- We need to use integer IDs to maintain backwards compatability with OpenStack API v1.X
How do we organize Glance within Zones so that we can:
- Discover available images for a customer
- Efficiently and reliably backup instances
- Support globally available images
Currently, region-level Nova zones contain a Glance API, Glance Registry, and Swift instance. Base install and snapshot data reside within Swift while the metadata exists in the Glance Registry.
Storing the backup data in a zone local Swift makes a lot of sense in terms of isolation and performance. Assuming that this Swift instance is publicly accessible, this will mean that image data is available globally.
The problem lies with the metadata. While a region-level Glance Registry has the same benefits in terms of performance and isolation as the region-level Swift, it introduces several large problems:
- Image discovery is difficult because there is no clear way for discovering which zones are present globally and what images they possess
- Base install data and metadata needs to be replicated into the zone which creates a burden on Ops to keep the images in sync
- The OpenStack API requires images to have a single globally unique integer ID. Since each zone would possess its own Glance Registry database, it's not clear who would be the arbiter of this ID.
To solve the problems mentioned above, we propose replacing the region-level Glance Registries with a single global Glance Registry.
In this plan, each region would maintain its own Swift and Glance API servers which would keep the heavy traffic--the image data--within the zone. But, the metadata would be pushed up to this central location.
This has a number of benefits:
- Image discovery is trivial: we just query the global Registry for the available images for a given customer
- Base install management is easy: the metadata is stored in the registry just like any other image and we serve the data out of a single base install Swift instance.

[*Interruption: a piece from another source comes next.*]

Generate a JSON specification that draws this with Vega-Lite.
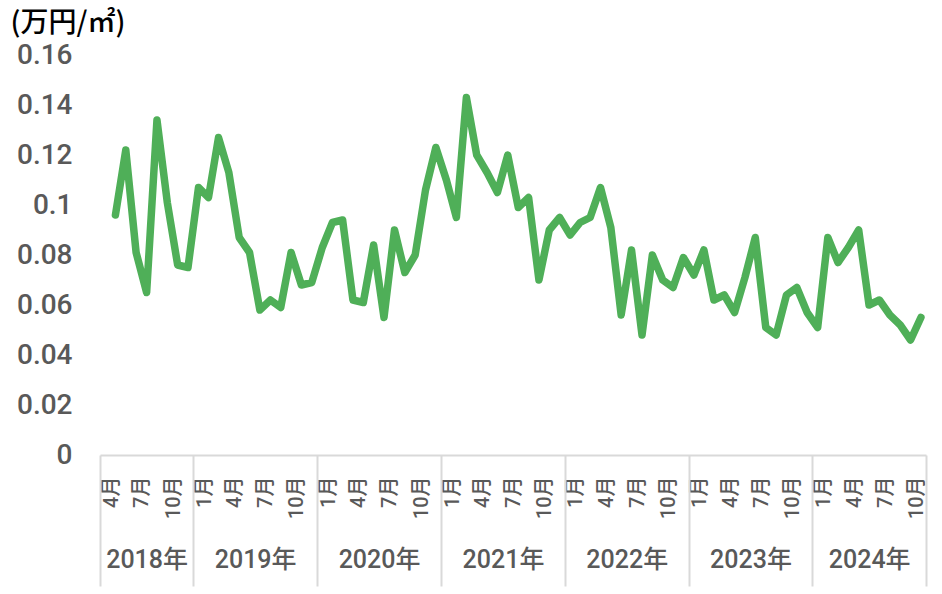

- We get the globally unique ID for free by using the databases AUTOINCREMENT ID column
Of course, there is one potentially large drawback to this approach: we're introducing a single point of failure. This has important performance and availability implications which are addressed below.
The first question to ask is: can a single global Glance Registry provide the performance characteristics we need?
The Glance Registry is really two components, a small web server exposing a REST interface and a traditional RDBMS storing the metadata. Given that the web servers can scale horizontally, the bottleneck is really the database.
For a first approximation, assume we're trying to scale to 1 million instances. For backups, in the worst case, each instance has daily backups turned on, meaning we'll have to accommodate 10**6/86400 or about 12 write transactions per second . This volume is low enough to be a non-issue.
Read performance can be scaled as well. First, we can use read-only slaves to increase the throughput (as well as geographically dispersing them to reduce latency). Second, we can avoid round-trips to the global registry entirely by caching the responses within each region. This will mean that many requests (in particular base installs), will be able to satisfied without having to go outside of the zone (giving us back the isolation and performance we want).
Another critical question is: what happens when (not if) the Glance Registry goes off-line? Will this cause instance-builds and backups to fail across the entire OpenStack deployment?
Since the region-level zone is caching image-metadata, it is very likely that the base install metadata will be present in the cache. This means that base installs, even with the global registry down, will still build.
Customer backups, however, will likely not be available for building during the period when the Glance Registry is down since they are unlikely to be cached.
The Glance Registry being down imposes two problem for backup jobs:
- There is no place to write the image-metadata
- There is no way to obtain the globally unique image identifier
The first problem can be mitigated by queuing writes until the Glance Registry becomes available again.
The second problem can be addressed by generating non-overlapping blocks of IDs and handing them off to each Zone. The zone-level Glance APIs can then use the ID blocks to return image IDs until the block is exhausted, at which point they request another. By having these IDs present within the zone, backups will be able to continue in the face of Glance-Registry downtime.
- Make the Glance Registry global
- Scale master database vertically to improve write throughput (if needed), use read-only slaves to increase read throughput and reduce latency (by dispersing them geographically)
- Use image-metadata caching to avoid round-trips to the Glance Registry as well as provide image availability in the face of downtime
- Queue writes within the zone so that that backup jobs can finish even if the Glance Registry is down
- Allocate blocks of image-IDs to each zone to allow the OpenStack API to return from a snapshot request without having to make a round-trip to the Glance Registry as well as allowing the backup job to complete in the event of Glance Registry downtime.Or use UUIDs.
- Since customer-backups and snapshots are much less likely to be cached at the region level, this approach doesn't allow customers to build from backups and snapshots when the Glance Registry is down. Is this acceptable for a first cut? What are the potential solutions here?
- At what point can we transition to something more scalable than integer IDs for images?
- In order to do so, we would need either a central zone registry or use a peer-to-peer zone discovery protocol.
- Assuming a uniform distribution of backup jobs over the 24 hour period.